=== INFORMATION SUPPLIED ===
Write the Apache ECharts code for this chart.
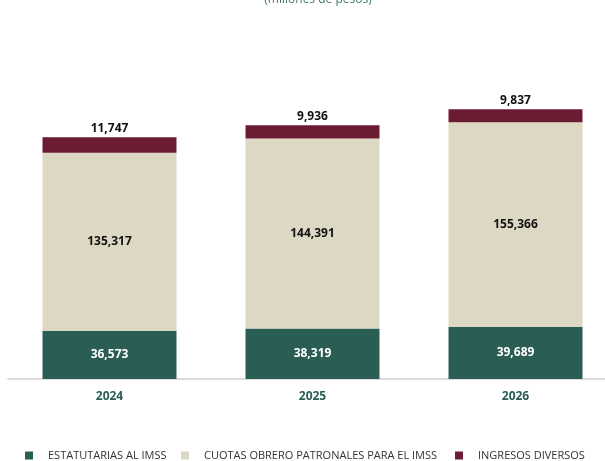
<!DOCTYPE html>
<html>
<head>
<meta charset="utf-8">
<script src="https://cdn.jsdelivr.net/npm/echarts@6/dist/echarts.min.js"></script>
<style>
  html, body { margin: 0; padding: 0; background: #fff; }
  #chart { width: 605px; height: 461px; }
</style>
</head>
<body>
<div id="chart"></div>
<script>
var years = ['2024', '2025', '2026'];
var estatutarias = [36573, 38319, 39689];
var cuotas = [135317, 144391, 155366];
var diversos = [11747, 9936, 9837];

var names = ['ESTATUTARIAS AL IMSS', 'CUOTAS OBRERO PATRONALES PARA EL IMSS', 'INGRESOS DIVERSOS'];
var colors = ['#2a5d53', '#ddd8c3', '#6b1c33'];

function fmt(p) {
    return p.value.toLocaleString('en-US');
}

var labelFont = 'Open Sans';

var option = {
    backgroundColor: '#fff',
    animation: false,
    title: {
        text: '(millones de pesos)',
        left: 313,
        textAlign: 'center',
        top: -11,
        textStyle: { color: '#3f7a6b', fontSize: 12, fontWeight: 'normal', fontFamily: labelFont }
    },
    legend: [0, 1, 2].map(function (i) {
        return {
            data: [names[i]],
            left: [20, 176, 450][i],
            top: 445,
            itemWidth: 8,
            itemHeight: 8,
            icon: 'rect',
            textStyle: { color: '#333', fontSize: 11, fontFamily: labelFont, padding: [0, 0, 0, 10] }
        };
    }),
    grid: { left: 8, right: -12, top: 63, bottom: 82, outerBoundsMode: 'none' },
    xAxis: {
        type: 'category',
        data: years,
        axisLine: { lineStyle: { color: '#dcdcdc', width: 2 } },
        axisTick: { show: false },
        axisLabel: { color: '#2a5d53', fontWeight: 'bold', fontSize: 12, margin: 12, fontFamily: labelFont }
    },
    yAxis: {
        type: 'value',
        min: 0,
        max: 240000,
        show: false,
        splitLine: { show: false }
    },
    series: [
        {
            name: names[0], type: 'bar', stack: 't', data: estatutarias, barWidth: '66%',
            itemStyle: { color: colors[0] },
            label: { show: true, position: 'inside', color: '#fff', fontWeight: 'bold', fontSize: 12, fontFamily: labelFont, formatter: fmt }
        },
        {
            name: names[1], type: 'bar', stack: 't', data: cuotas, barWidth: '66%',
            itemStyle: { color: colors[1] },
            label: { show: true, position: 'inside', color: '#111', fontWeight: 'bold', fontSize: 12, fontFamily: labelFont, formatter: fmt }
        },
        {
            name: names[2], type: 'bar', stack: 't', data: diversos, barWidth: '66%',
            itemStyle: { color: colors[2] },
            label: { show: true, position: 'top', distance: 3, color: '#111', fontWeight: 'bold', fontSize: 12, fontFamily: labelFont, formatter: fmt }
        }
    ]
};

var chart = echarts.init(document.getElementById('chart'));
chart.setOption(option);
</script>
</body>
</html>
===
WHAT YOU ARE ASKED TO DO — Reproduce every line above as written, skipping pictures.

WRITTEN REPLY —
Write the Apache ECharts code for this chart.
<!DOCTYPE html>
<html>
<head>
<meta charset="utf-8">
<script src="https://cdn.jsdelivr.net/npm/echarts@6/dist/echarts.min.js"></script>
<style>
  html, body { margin: 0; padding: 0; background: #fff; }
  #chart { width: 605px; height: 461px; }
</style>
</head>
<body>
<div id="chart"></div>
<script>
var years = ['2024', '2025', '2026'];
var estatutarias = [36573, 38319, 39689];
var cuotas = [135317, 144391, 155366];
var diversos = [11747, 9936, 9837];

var names = ['ESTATUTARIAS AL IMSS', 'CUOTAS OBRERO PATRONALES PARA EL IMSS', 'INGRESOS DIVERSOS'];
var colors = ['#2a5d53', '#ddd8c3', '#6b1c33'];

function fmt(p) {
    return p.value.toLocaleString('en-US');
}

var labelFont = 'Open Sans';

var option = {
    backgroundColor: '#fff',
    animation: false,
    title: {
        text: '(millones de pesos)',
        left: 313,
        textAlign: 'center',
        top: -11,
        textStyle: { color: '#3f7a6b', fontSize: 12, fontWeight: 'normal', fontFamily: labelFont }
    },
    legend: [0, 1, 2].map(function (i) {
        return {
            data: [names[i]],
            left: [20, 176, 450][i],
            top: 445,
            itemWidth: 8,
            itemHeight: 8,
            icon: 'rect',
            textStyle: { color: '#333', fontSize: 11, fontFamily: labelFont, padding: [0, 0, 0, 10] }
        };
    }),
    grid: { left: 8, right: -12, top: 63, bottom: 82, outerBoundsMode: 'none' },
    xAxis: {
        type: 'category',
        data: years,
        axisLine: { lineStyle: { color: '#dcdcdc', width: 2 } },
        axisTick: { show: false },
        axisLabel: { color: '#2a5d53', fontWeight: 'bold', fontSize: 12, margin: 12, fontFamily: labelFont }
    },
    yAxis: {
        type: 'value',
        min: 0,
        max: 240000,
        show: false,
        splitLine: { show: false }
    },
    series: [
        {
            name: names[0], type: 'bar', stack: 't', data: estatutarias, barWidth: '66%',
            itemStyle: { color: colors[0] },
            label: { show: true, position: 'inside', color: '#fff', fontWeight: 'bold', fontSize: 12, fontFamily: labelFont, formatter: fmt }
        },
        {
            name: names[1], type: 'bar', stack: 't', data: cuotas, barWidth: '66%',
            itemStyle: { color: colors[1] },
            label: { show: true, position: 'inside', color: '#111', fontWeight: 'bold', fontSize: 12, fontFamily: labelFont, formatter: fmt }
        },
        {
            name: names[2], type: 'bar', stack: 't', data: diversos, barWidth: '66%',
            itemStyle: { color: colors[2] },
            label: { show: true, position: 'top', distance: 3, color: '#111', fontWeight: 'bold', fontSize: 12, fontFamily: labelFont, formatter: fmt }
        }
    ]
};

var chart = echarts.init(document.getElementById('chart'));
chart.setOption(option);
</script>
</body>
</html>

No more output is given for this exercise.